Wang Shaoguang (born 31 January 1954; 王绍光 (Wáng Shàoguāng)) is a Chinese political scientist. He is currently an emeritus professor at the Department of Government and Public Administration of the Chinese University of Hong Kong. A critic of Western representative democracy, his particular research interests include the history of the Cultural Revolution, sortition, the welfare state, and the comparative politics of East Asia. He advocates for the China model.

==Life==
Born in Wuhan, Hubei, Wang worked as a high school teacher in Wuhan from 1972 to 1977. He then studied at Peking University, graduating in 1982, and moved to Cornell University in the U.S., where he received a doctorate in 1990. He taught at Yale University from 1990 to 2000 before moving to the Chinese University of Hong Kong, where he became a professor at the Department of Government and Public Administration.
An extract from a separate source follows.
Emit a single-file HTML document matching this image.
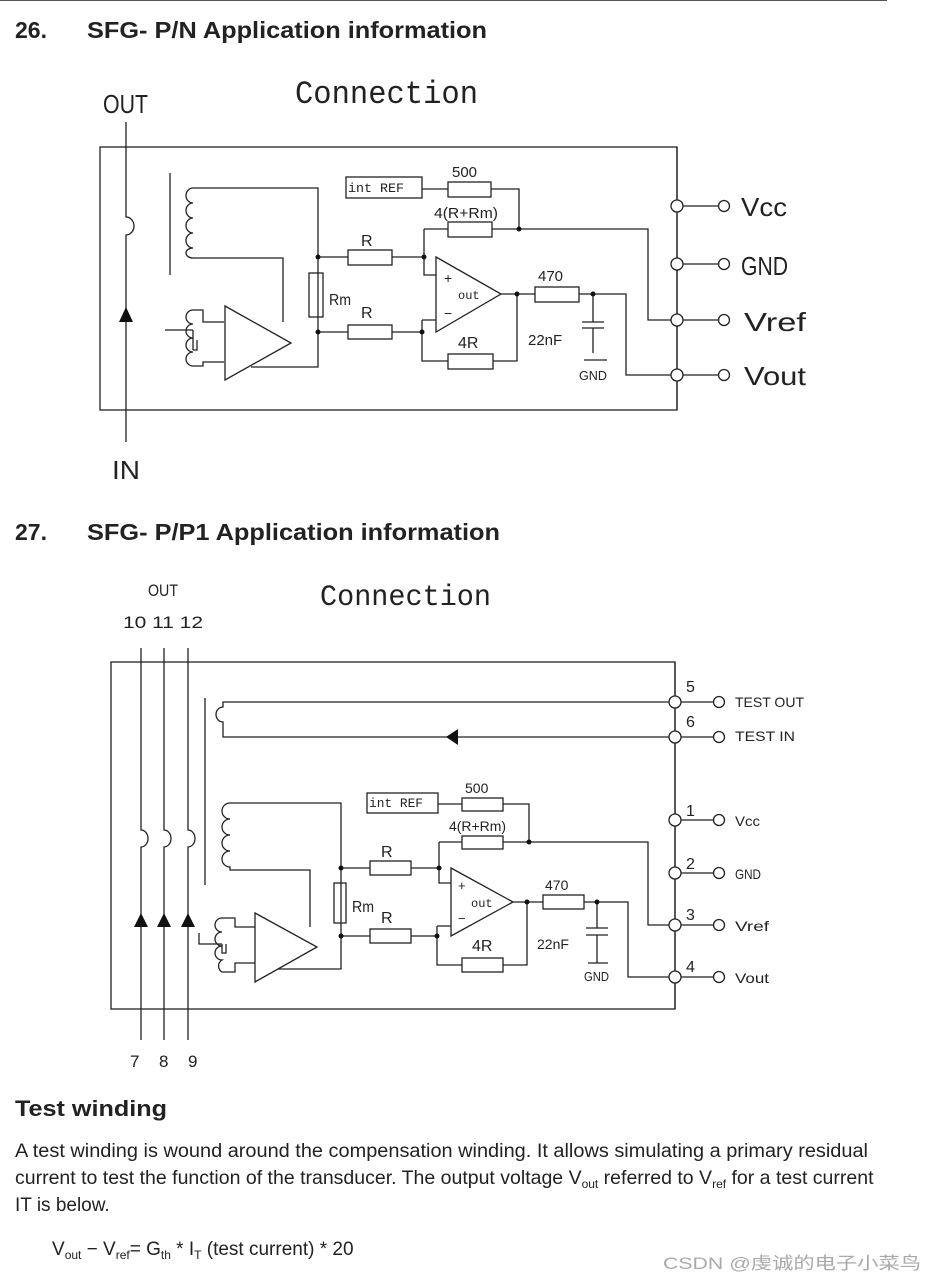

In 1993, Wang co-authored the "Wang Shaoguang Proposal" with economist Hu Angang, a public policy report that argued that the taxation reforms of Deng Xiaoping had weakened the Chinese state, and advocated fiscal centralisation in response.

==Views==
Wang is a leading member of the Chinese New Left.

He is a critic of Western representative democracy, which he believes has failed and degenerated into "electocracy", and more generally of the focus on competitive elections as part of political reform. Wang argues that the view of democracy as primarily electoral democracy only became accepted in the postwar period, owing mainly to the work of Joseph Schumpeter and his book Capitalism, Socialism and Democracy. Instead, he states, the "people should be involved in the whole process of decision-making, not only in choosing the decision-maker per se".

He also distinguishes accountability from responsibility and political responsiveness, holding that genuine democracy must combine all three: "democratic" governments are often accountable in that they may be removed in competitive elections, Wang posits, but they are still not responsive to popular needs and demands.

==Works==
- Wang, Shaoguang (1995). "Failure of Charisma: The Cultural Revolution in Wuhan"
- Wang, Shaoguang (1999). "The Political Economy of Uneven Development: The Case of China", with Hu Angang.
- Wang, Shaoguang (2001). "The Chinese Economy in Crisis: State Capacity and Tax Reform", with Hu Angang.